Numerous spheroids of smaller caliber, compared with those present in the white matter areas, were found in both the cerebral and cerebellar cortices. The fact that there were no ultrastructural differences between spheroids of different sizes and locations could reinforce the hypothesis that they were of 1 type (ie, primary), as there are reported differences in fine structural spheroidal composition between primary and secondary forms of NAD. ⁶ The differing sizes and staining intensities of spheroids with HE staining could reflect the fact that they were at different stages of temporal evolution and/or of different aggregated protein composition.

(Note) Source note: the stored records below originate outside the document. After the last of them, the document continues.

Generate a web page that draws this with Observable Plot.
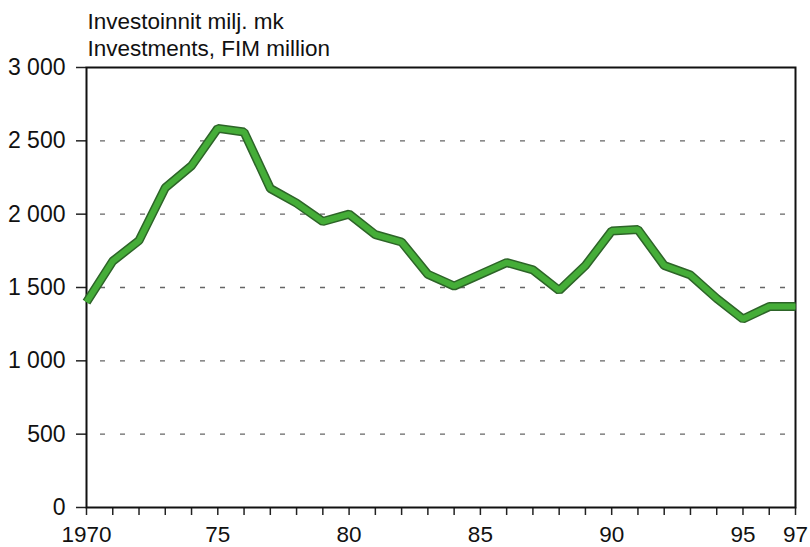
<!DOCTYPE html>
<html>
<head>
<meta charset="utf-8">
<script src="https://cdn.jsdelivr.net/npm/d3@7"></script>
<script src="https://cdn.jsdelivr.net/npm/@observablehq/plot@0.6"></script>
<style>
  html, body { margin: 0; padding: 0; background: #fff; }
</style>
</head>
<body>
<div id="chart"></div>
<script>
const years = [1970,1971,1972,1973,1974,1975,1976,1977,1978,1979,1980,1981,1982,1983,1984,1985,1986,1987,1988,1989,1990,1991,1992,1993,1994,1995,1996,1997];
const investments = [1400,1680,1820,2180,2330,2585,2560,2175,2075,1950,2000,1860,1810,1590,1510,1590,1670,1620,1480,1650,1885,1895,1650,1585,1425,1285,1370,1370];
const yTicks = [0,500,1000,1500,2000,2500,3000];
const xLabelYears = [1970,1975,1980,1985,1990,1995,1997];
const xLabels = ["1970","75","80","85","90","95","97"];
const titleLines = ["Investoinnit milj. mk", "Investments, FIM million"];

const data = years.map((y, i) => ({year: y, value: investments[i]}));
const fmt = d3.formatLocale({thousands: " ", grouping: [3], decimal: ",", currency: ["", ""]}).format(",");

const chart = Plot.plot({
  width: 810,
  height: 547,
  marginLeft: 86,
  marginRight: 15,
  marginTop: 67,
  marginBottom: 40,
  style: {fontFamily: "'Liberation Sans', Arial, Helvetica, sans-serif", fontSize: "23px", color: "#111", background: "#fff"},
  x: {domain: [1970, 1997]},
  y: {domain: [0, 3000]},
  marks: [
    Plot.ruleY(yTicks.filter(d => d > 0 && d < 3000), {stroke: "#666", strokeWidth: 1.3, strokeDasharray: "5,15", strokeDashoffset: -14}),
    Plot.axisY({ticks: yTicks, tickFormat: fmt, tickSize: 10, tickPadding: 11, stroke: "#222", strokeWidth: 1.5, label: null, fontSize: 23}),
    Plot.axisX({ticks: years, tickFormat: () => "", tickSize: 8, stroke: "#222", strokeWidth: 1.5, label: null}),
    Plot.axisX({ticks: xLabelYears, tickFormat: (d) => xLabels[xLabelYears.indexOf(d)], tickSize: 0, tickPadding: 19, label: null, fontSize: 22.5}),
    Plot.frame({stroke: "#111", strokeWidth: 2}),
    Plot.line(data, {x: "year", y: "value", stroke: "#2d6428", strokeWidth: 9, strokeLinejoin: "miter", strokeLinecap: "butt"}),
    Plot.line(data, {x: "year", y: "value", stroke: "#45ad38", strokeWidth: 6, strokeLinejoin: "miter", strokeLinecap: "butt"}),
    Plot.text([titleLines[0]], {frameAnchor: "top-left", dx: 1, dy: -46, textAnchor: "start", lineAnchor: "middle", fontSize: 22.5, fill: "#111"}),
    Plot.text([titleLines[1]], {frameAnchor: "top-left", dx: 1, dy: -19, textAnchor: "start", lineAnchor: "middle", fontSize: 22.5, fill: "#111"})
  ]
});
document.getElementById("chart").appendChild(chart);
</script>
</body>
</html>
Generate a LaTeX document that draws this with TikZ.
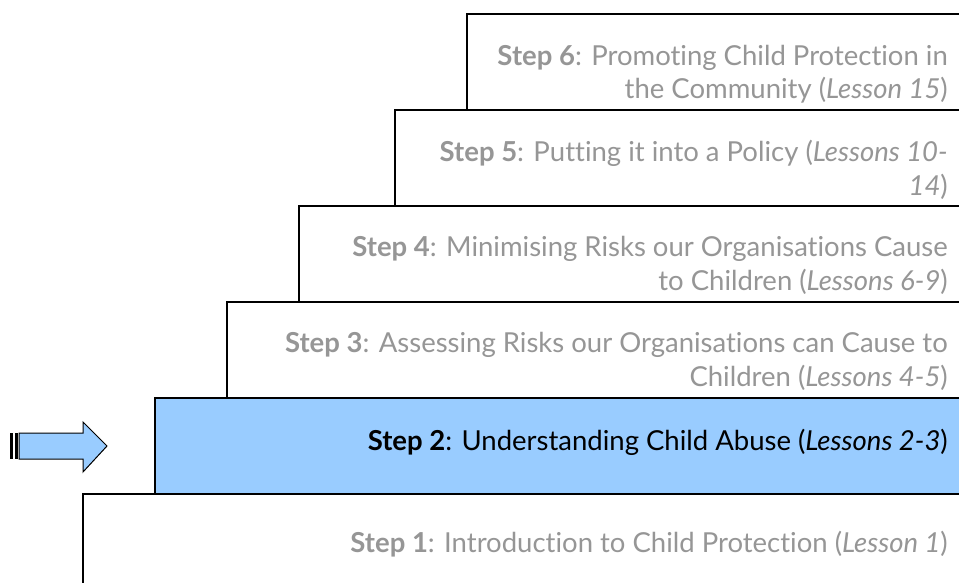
\documentclass[tikz,border=0pt]{standalone}
\usepackage{fontspec}
\setmainfont[Ligatures={NoCommon}]{Lato}
\definecolor{boxblue}{RGB}{153,204,255}
\definecolor{txtgray}{RGB}{150,150,150}
\tikzset{
  stepbox/.style={draw=black, line width=1.3pt, fill=white},
  curbox/.style={draw=black, line width=1.3pt, fill=boxblue},
  steptext/.style={anchor=base east, inner sep=0pt, text=txtgray, font=\fontsize{27.5}{32}\selectfont},
  curtext/.style={steptext, text=black},
}
\begin{document}
\begin{tikzpicture}[x=1pt,y=-1pt]
\useasboundingbox (0,0) rectangle (959,583);
\clip (0,0) rectangle (959,583);
% boxes
\draw[stepbox] (467,14) rectangle (975,110);
\draw[stepbox] (395,110) rectangle (975,206);
\draw[stepbox] (299,206) rectangle (975,302);
\draw[stepbox] (227,302) rectangle (975,398);
\draw[curbox]  (155,398) rectangle (975,494);
\draw[stepbox] (83,494) rectangle (975,600);
% texts
\node[steptext] (s6a) at (948,66) {\textbf{Step 6}: Promoting Child Protection in};
\node[steptext] (s6b) at (948,99) {the Community (\textit{Lesson 15})};
\node[steptext] (s5a) at (948,161) {\textbf{Step 5}: Putting it into a Policy (\textit{Lessons 10-}};
\node[steptext] (s5b) at (948,196) {\textit{14})};
\node[steptext] (s4a) at (948,256) {\textbf{Step 4}: Minimising Risks our Organisations Cause};
\node[steptext] (s4b) at (948,290) {to Children (\textit{Lessons 6-9})};
\node[steptext] (s3a) at (948,352) {\textbf{Step 3}: Assessing Risks our Organisations can Cause to};
\node[steptext] (s3b) at (948,386) {Children (\textit{Lessons 4-5})};
\node[curtext] (s2) at (948,450) {\textbf{Step 2}: Understanding Child Abuse (\textit{Lessons 2-3})};
\node[steptext] (s1) at (948,552) {\textbf{Step 1}: Introduction to Child Protection (\textit{Lesson 1})};
% striped arrow
\draw[draw=black, line width=1pt, fill=boxblue, line join=miter]
  (19,433) -- (83,433) -- (83,422) -- (107,446) -- (83,472) -- (83,459) -- (19,459) -- cycle;
\fill[black] (10,433) rectangle (12.5,459);
\fill[black] (15,433) rectangle (18,459);
\end{tikzpicture}
\end{document}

The immunohistochemical findings in our cases partially differed from those described in dogs by other studies. Nibe et al ²⁵ reported neurofilaments as 1 of the major components of spheroids in canine NAD. However, in our cases, spheroids showed only occasional positivity for phosphorylated neurofilaments and were composed of layered vesicular membranous material, similar to that described in 2 Chihuahua puppies. ⁵ Differences in immunoreactivity could reflect variable axonal disruption at different sites and/or reflect some fiber dissolution. The strong reactivity of spheroids with antiubiquitin antibody and the mild proliferation of reactive astrocytes were consistent with previous studies of canine NAD. ^12,24,25 These findings suggest a perturbation of retrograde axonal transport with accumulation of proteins that possibly exceeds the capability of degradation by the ubiquitin-proteasome system. ²⁵

The combination of leukoencephalopathy and neuroaxonal spheroids in the abnormal white matter is a novel finding in veterinary neuropathology, whereas it has been described in rare complex syndromes of humans, such as dermatoleukodystrophy with neuroaxonal spheroids, ²³ polycystic lipomembranous osteodysplasia with sclerosing leukoencephalopathy (Nasu-Hakola disease), ³⁶ and hereditary diffuse leukoencephalopathy with spheroids. Both neuroradiological and neuropathological features of our dogs only in part resemble this latter condition. Hereditary diffuse leukoencephalopathy with spheroids is an adult-age onset, autosomal dominant disease due to mutations in the colony-stimulating factor 1 receptor (CSF1R) gene. ²⁶ Microscopically, diffuse demyelination of the subcortical white matter with sparing of the U-fibers, accompanied by numerous spheroids, is a finding consistently characteristic of hereditary diffuse leukoencephalopathy with spheroids. ²¹

The homogeneity of the clinical picture and histopathologic findings suggests that the disease in our dogs is a distinct variant of canine NAD, resembling the disease described by Blakemore and Palmer. ⁵ At this time, it appears that the disease in Chihuahuas could be an inherited neurodegenerative disorder. As for other leukoencephalopathies, the possible contribution of neuroimaging to the in vivo identification of the white matter changes in this NAD variant is remarkable, but the differential diagnosis based on the imaging features alone is very difficult. Awareness and recognition of additional cases and their pedigree analysis might help to investigate the genetic base of the disease.